start Record excerpts
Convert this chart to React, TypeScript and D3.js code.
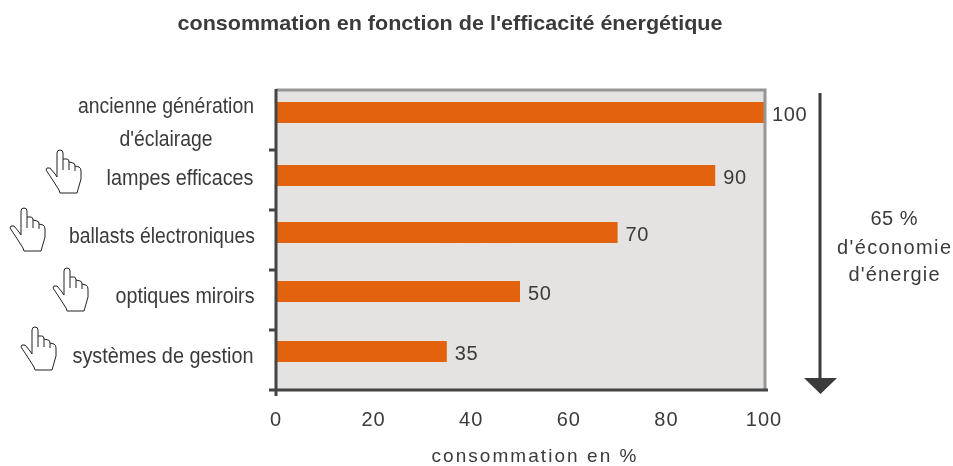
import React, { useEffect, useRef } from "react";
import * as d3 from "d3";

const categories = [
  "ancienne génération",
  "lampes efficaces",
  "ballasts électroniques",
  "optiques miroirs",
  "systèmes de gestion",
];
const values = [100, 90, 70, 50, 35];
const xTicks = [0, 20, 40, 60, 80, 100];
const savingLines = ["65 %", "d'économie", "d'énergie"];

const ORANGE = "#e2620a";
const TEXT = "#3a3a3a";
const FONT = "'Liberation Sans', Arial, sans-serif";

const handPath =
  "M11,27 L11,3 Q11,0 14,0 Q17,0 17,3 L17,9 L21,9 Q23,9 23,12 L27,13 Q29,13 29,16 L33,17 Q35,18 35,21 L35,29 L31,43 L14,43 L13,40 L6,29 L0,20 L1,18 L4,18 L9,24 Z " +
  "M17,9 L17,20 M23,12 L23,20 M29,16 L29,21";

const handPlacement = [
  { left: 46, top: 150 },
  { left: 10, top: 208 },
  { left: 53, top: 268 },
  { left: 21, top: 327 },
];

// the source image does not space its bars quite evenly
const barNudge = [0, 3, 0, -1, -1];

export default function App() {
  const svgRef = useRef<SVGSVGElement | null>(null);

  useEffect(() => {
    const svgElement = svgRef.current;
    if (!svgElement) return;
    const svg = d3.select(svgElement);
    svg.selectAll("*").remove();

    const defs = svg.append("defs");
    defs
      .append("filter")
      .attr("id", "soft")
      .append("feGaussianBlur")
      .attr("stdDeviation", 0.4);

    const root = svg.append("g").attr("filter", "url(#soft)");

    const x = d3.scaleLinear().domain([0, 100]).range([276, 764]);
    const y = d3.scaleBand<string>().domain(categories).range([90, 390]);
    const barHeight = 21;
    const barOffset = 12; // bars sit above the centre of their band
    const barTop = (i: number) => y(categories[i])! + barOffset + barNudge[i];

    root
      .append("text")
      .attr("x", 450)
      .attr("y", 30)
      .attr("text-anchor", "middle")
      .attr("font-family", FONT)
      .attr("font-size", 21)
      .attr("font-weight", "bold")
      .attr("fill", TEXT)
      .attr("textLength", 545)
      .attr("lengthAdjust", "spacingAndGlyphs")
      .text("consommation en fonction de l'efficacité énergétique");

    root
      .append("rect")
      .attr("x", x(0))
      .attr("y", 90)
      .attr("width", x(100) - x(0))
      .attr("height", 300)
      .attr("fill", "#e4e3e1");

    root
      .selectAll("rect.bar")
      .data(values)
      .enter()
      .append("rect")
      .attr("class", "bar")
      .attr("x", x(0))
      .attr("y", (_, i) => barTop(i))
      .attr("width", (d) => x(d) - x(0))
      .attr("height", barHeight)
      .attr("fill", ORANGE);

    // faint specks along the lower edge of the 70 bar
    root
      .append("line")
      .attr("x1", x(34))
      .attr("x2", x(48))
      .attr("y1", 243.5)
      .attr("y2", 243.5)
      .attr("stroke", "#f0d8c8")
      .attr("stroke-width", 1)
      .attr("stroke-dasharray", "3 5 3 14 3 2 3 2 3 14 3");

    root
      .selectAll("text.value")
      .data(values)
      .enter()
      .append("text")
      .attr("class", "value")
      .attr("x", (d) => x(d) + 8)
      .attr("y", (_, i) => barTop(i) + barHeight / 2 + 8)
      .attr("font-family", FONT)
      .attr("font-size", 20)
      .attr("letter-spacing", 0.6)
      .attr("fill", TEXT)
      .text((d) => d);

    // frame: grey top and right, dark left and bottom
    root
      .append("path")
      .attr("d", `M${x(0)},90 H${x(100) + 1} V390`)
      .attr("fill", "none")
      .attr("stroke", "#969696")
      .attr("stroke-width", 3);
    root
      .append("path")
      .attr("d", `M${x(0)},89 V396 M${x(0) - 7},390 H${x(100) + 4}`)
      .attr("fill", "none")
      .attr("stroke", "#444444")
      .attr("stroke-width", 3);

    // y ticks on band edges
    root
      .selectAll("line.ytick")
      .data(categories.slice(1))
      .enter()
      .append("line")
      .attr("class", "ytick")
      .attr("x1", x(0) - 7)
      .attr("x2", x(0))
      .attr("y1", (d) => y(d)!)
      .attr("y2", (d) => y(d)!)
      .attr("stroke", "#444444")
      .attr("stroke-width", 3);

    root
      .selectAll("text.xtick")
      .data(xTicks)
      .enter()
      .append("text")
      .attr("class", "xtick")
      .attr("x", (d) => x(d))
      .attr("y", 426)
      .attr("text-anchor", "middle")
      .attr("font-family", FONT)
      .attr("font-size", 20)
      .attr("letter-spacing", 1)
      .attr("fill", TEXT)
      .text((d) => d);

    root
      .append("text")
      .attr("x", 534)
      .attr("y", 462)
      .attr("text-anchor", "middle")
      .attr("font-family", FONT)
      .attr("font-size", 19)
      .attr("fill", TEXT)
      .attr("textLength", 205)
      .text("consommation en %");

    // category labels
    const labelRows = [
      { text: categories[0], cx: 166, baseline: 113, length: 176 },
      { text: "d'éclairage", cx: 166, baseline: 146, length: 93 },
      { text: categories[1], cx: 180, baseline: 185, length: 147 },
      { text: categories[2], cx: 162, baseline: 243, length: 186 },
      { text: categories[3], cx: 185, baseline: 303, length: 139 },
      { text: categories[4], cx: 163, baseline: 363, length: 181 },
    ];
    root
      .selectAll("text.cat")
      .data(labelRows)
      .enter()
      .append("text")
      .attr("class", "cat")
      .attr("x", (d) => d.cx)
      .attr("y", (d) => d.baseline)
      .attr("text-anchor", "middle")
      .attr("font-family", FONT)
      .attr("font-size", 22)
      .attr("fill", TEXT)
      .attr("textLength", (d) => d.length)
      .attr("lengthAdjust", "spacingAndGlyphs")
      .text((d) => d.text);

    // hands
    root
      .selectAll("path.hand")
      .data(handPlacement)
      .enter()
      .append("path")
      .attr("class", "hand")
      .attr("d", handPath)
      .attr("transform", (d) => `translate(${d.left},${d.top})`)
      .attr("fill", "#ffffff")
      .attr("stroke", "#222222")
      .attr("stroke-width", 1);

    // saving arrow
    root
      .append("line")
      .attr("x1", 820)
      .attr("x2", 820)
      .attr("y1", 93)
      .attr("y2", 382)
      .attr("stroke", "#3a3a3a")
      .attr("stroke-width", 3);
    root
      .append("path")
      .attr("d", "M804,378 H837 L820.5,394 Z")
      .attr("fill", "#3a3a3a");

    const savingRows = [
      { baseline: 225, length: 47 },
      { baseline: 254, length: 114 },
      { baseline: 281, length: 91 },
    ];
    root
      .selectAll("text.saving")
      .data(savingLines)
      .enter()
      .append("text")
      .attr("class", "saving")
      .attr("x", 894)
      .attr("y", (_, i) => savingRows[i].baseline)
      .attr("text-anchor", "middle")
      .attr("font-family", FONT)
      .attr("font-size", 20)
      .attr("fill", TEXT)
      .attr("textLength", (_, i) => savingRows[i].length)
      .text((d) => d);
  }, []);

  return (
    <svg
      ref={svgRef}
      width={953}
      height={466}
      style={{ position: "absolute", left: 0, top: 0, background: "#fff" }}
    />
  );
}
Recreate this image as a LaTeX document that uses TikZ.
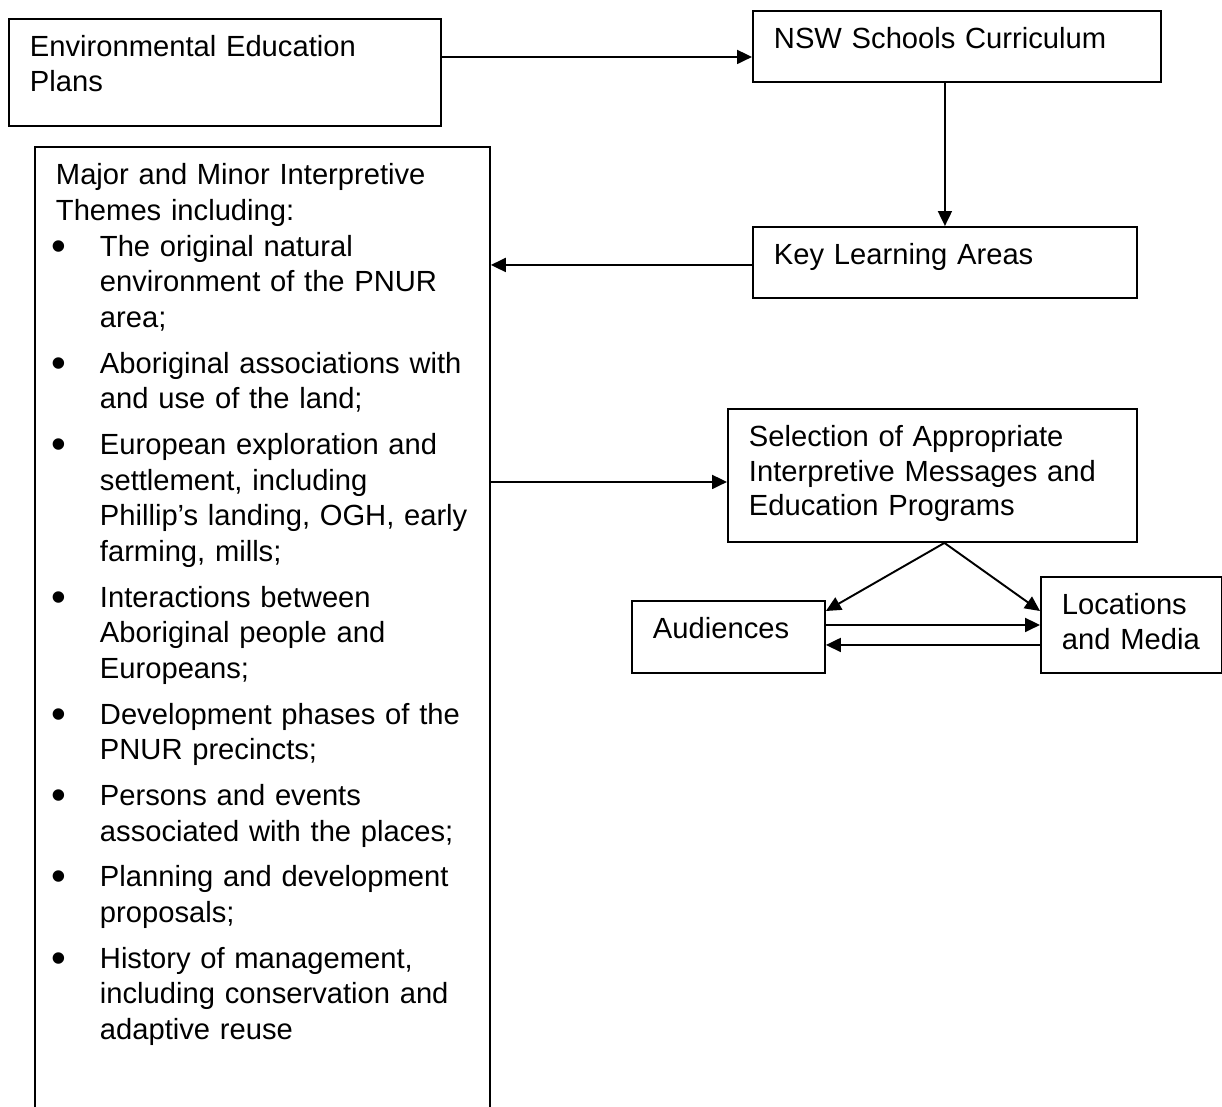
end Record excerpts
### Brief
Repeat the lines of the listing above verbatim, beginning at its first line and ending at the line containing "const barTop = (i: number)", which is included. Omit pictures.

### Result for this task
Convert this chart to React, TypeScript and D3.js code.
import React, { useEffect, useRef } from "react";
import * as d3 from "d3";

const categories = [
  "ancienne génération",
  "lampes efficaces",
  "ballasts électroniques",
  "optiques miroirs",
  "systèmes de gestion",
];
const values = [100, 90, 70, 50, 35];
const xTicks = [0, 20, 40, 60, 80, 100];
const savingLines = ["65 %", "d'économie", "d'énergie"];

const ORANGE = "#e2620a";
const TEXT = "#3a3a3a";
const FONT = "'Liberation Sans', Arial, sans-serif";

const handPath =
  "M11,27 L11,3 Q11,0 14,0 Q17,0 17,3 L17,9 L21,9 Q23,9 23,12 L27,13 Q29,13 29,16 L33,17 Q35,18 35,21 L35,29 L31,43 L14,43 L13,40 L6,29 L0,20 L1,18 L4,18 L9,24 Z " +
  "M17,9 L17,20 M23,12 L23,20 M29,16 L29,21";

const handPlacement = [
  { left: 46, top: 150 },
  { left: 10, top: 208 },
  { left: 53, top: 268 },
  { left: 21, top: 327 },
];

// the source image does not space its bars quite evenly
const barNudge = [0, 3, 0, -1, -1];

export default function App() {
  const svgRef = useRef<SVGSVGElement | null>(null);

  useEffect(() => {
    const svgElement = svgRef.current;
    if (!svgElement) return;
    const svg = d3.select(svgElement);
    svg.selectAll("*").remove();

    const defs = svg.append("defs");
    defs
      .append("filter")
      .attr("id", "soft")
      .append("feGaussianBlur")
      .attr("stdDeviation", 0.4);

    const root = svg.append("g").attr("filter", "url(#soft)");

    const x = d3.scaleLinear().domain([0, 100]).range([276, 764]);
    const y = d3.scaleBand<string>().domain(categories).range([90, 390]);
    const barHeight = 21;
    const barOffset = 12; // bars sit above the centre of their band
    const barTop = (i: number) => y(categories[i])! + barOffset + barNudge[i];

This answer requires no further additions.